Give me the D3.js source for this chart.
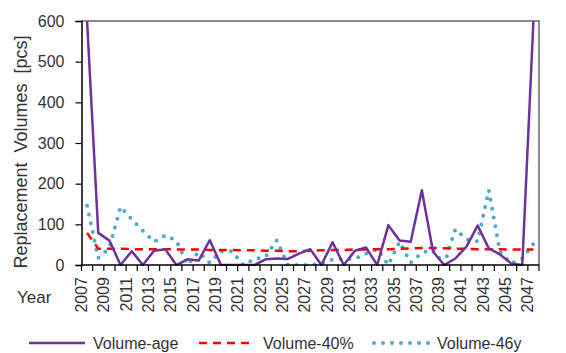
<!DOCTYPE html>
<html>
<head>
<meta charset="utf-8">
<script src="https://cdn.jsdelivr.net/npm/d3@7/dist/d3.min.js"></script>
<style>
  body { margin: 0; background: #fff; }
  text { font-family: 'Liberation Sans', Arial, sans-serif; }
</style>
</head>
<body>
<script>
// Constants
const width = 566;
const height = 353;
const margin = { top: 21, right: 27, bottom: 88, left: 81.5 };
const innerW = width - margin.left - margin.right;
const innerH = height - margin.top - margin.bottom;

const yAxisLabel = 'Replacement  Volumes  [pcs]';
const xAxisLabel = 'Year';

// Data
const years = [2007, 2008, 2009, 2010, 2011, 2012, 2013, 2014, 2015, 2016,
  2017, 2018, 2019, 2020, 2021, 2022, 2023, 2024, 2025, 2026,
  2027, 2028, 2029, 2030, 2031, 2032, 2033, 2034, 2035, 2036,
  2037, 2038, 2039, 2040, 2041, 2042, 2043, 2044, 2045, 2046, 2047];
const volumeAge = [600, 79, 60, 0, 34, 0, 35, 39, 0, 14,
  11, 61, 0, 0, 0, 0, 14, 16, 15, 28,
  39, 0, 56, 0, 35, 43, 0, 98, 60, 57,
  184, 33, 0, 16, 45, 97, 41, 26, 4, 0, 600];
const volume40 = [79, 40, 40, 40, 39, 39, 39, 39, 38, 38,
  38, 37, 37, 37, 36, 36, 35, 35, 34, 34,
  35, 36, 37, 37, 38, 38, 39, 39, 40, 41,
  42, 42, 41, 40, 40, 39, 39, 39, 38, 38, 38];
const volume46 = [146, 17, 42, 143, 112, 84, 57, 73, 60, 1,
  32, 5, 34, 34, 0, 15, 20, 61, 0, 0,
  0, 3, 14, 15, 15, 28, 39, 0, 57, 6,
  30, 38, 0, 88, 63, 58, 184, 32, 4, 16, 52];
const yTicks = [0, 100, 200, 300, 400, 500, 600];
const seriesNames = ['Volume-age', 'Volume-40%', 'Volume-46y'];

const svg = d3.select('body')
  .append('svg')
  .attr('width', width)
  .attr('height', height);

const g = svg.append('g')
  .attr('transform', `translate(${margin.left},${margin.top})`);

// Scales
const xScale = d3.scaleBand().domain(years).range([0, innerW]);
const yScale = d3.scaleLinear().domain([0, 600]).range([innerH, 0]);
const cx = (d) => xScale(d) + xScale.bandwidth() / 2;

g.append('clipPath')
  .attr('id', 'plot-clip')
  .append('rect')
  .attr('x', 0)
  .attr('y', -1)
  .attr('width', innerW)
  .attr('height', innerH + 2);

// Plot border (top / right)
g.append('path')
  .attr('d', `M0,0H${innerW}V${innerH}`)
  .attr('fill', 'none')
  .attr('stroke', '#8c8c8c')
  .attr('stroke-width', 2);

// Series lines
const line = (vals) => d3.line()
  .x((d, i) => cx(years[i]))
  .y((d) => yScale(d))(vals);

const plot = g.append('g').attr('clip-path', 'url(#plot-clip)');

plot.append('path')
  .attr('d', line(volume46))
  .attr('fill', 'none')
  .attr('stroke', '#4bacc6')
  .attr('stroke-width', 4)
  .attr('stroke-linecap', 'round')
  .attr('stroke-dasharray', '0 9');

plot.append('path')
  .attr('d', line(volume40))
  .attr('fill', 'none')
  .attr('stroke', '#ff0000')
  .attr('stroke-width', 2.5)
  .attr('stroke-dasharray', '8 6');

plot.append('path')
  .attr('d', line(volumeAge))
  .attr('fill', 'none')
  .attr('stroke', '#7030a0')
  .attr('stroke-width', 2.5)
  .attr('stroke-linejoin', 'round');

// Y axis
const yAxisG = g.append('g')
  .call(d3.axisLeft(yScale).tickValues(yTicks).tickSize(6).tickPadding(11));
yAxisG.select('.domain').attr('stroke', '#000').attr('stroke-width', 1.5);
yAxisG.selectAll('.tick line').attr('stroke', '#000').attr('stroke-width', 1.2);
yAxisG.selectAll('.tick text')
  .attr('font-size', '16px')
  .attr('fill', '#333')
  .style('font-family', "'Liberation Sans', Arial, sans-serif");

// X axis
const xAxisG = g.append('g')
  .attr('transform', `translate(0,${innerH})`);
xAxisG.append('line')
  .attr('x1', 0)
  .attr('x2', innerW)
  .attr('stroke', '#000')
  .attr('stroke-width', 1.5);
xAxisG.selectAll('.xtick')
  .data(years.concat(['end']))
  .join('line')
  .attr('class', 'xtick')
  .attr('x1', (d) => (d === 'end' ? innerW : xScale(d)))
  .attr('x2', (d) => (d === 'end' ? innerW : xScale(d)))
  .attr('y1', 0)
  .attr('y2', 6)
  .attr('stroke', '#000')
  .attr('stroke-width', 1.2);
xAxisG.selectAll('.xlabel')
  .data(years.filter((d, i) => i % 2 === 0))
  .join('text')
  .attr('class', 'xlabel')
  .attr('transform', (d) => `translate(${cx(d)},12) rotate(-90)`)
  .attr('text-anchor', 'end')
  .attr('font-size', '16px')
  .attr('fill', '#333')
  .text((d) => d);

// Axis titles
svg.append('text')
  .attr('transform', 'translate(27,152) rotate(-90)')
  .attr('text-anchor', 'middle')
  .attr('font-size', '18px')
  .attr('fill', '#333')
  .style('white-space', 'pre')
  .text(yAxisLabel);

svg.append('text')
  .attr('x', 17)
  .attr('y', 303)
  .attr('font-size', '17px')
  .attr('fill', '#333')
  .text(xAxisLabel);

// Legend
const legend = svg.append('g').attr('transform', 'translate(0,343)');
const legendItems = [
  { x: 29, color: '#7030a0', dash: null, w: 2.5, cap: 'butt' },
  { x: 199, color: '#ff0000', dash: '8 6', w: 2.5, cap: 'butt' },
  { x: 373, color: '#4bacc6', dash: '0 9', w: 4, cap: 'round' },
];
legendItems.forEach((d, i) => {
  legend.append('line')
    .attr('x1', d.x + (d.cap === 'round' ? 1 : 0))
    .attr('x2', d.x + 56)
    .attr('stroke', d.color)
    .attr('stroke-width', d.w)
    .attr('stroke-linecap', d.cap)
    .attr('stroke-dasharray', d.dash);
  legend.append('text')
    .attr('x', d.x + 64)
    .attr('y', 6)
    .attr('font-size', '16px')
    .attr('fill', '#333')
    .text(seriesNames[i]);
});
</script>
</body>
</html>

• • •

Job = Restate the data word for word from its first line through the line with "const innerH = height", leaving out any picture along the way.

Result of this exercise =
Give me the D3.js source for this chart.
<!DOCTYPE html>
<html>
<head>
<meta charset="utf-8">
<script src="https://cdn.jsdelivr.net/npm/d3@7/dist/d3.min.js"></script>
<style>
  body { margin: 0; background: #fff; }
  text { font-family: 'Liberation Sans', Arial, sans-serif; }
</style>
</head>
<body>
<script>
// Constants
const width = 566;
const height = 353;
const margin = { top: 21, right: 27, bottom: 88, left: 81.5 };
const innerW = width - margin.left - margin.right;
const innerH = height - margin.top - margin.bottom;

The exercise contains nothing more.